Longtime reader and question-asker. I love the column more than WWE fans are supposed to love Roman Reigns. Anyway, you had previously answered my question about McMemphis (Vince going to USWA and working as a heel in 1993). I came across a video on YouTube from 1997 where Vince is, once again, back in that heel role:

Was this supposed to start another invasion angle? Or was it just something to salvage the disastrous fake Razor/Diesel storyline? Did the plug get pulled because USWA went under?

The USWA Invasion angle never really ended, as such. The main thrust of the original one, Lawler/Hart, that ended, sure, but the USWA remained a feeder system, a proto-developmental fed pretty much all the way through, they just didn’t have too many people coming down from WWF after the initial angle as guest stars. Talent that WWF wasn’t sure about would go to USWA for a bit, to train and to see if they could be worked out. Men on a Mission would famously go down there, while Flex Kavana, as he was known in the company while he worked there, would be the most famous overall, as he would become The Rock later on.

But in this one instance, they needed something, as when ‘Razor’ and ‘Diesel’ debuted in Memphis, they were still pretending to be those guys.

So when ‘Razor’ dropped the act, since he was the smaller one and thus needed more help to become a useful talent, they needed to explain it, so they had him talk about how this was a gimmick, that the real one went to WCW etc. This then needed a response, which is the video above. This wasn’t another invasion, it’s just that the storyline needed a WWF perspective for exposition, and hey, Vince got to play the bad guy again, he enjoyed that, and he’d never get to do that on WWF TV, right?

Jimmy doesn’t seem to think too highly of YOUR WWE Champion.

Do you think there is any possibility of Jinder Mahal having more than one title reign? After he loses the belt, how far down the card do you see him falling? Are his jobbing days over?

Overall, sure, he could have a US or Tag reign in the future (Mahal and Roode, the Glorious Rulers!), when you’re a former WWE Champion you don’t tend to end up back as a curtain jerker, unless you’re years removed from the reign, or it’s part of an angle. As for WWE Champ again…

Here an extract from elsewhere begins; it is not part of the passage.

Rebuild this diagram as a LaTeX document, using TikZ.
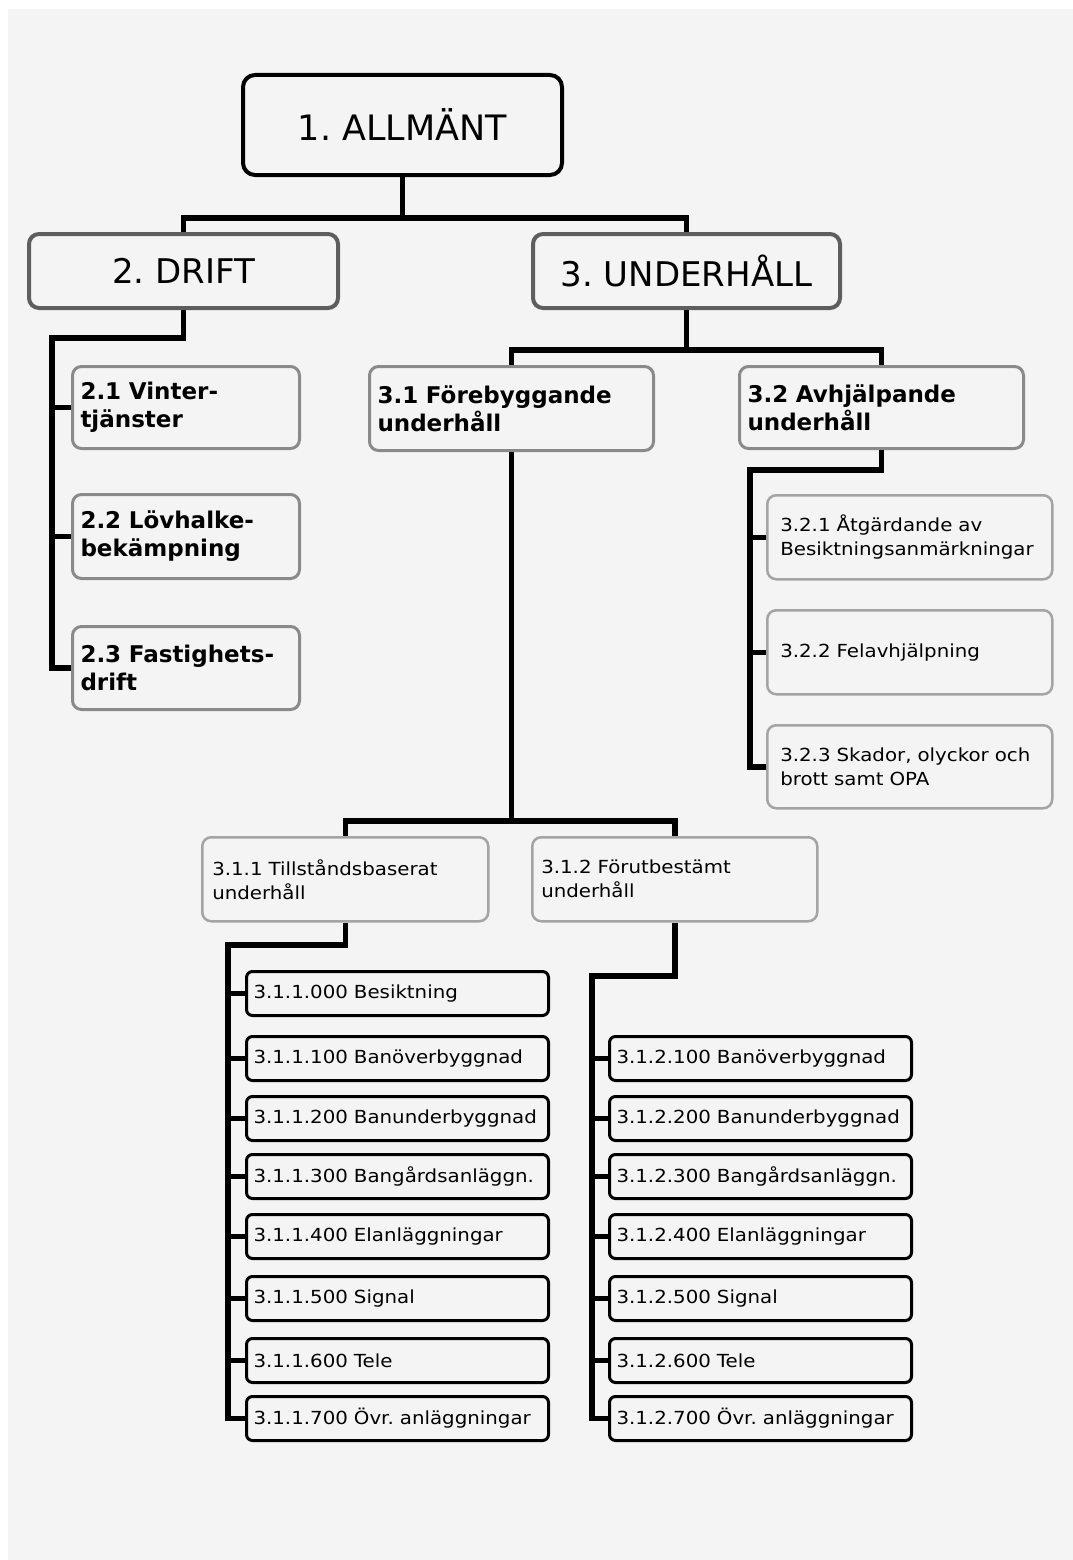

I’ll admit that he’s actually won me over a little, at least in terms of the overall presentation. The last time we talked about him, I think my point was a little muddled, so to be clear: Ignoring the in ring stuff, based solely on the gimmick/look/presentation/promo, he’s at a point where I’m fine with him being WWE champ level. I do feel, however, that he needed some time with said look/gimmick/offsiders to rise up the ranks to be accepted in that role, or failing that, a very good explanation as to why. Having a couple of lackeys should not be enough to suddenly vault you from jobber to champion. If you had a dozen people at ringside every night, maybe then you could justify the sudden rise. But two small guys shouldn’t be enough to get you that far that fast.

But then there’s the in ring stuff. And that’s still not up to par. I don’t expect or demand everyone be a Daniel Bryan or Kurt Angle in the ring, hell I’d accept a Miz level, but Mahal still wrestles the same basic style of match he did when he was opening the card. That’s not good enough.

So, there’s two ways I can see him getting another long term go with the title. If he works his butt off and improves his wrestling style a lot, if he gets his in ring abilities on par with the rest of the package, then he’s got a shot at getting it for that. Or, if he does end up making WWE serious inroads into the Indian market, then he might get it again later on after losing it to bolster said inroads.

But outside of those, I think he’s going to end up lower upper mid-card, a guy who you can conceive getting a title shot, but not really winning it. Unless Roode as Corbin somehow fails massively.

Speaking of, Brian had a few questions, one of which was on Corbin and his new status.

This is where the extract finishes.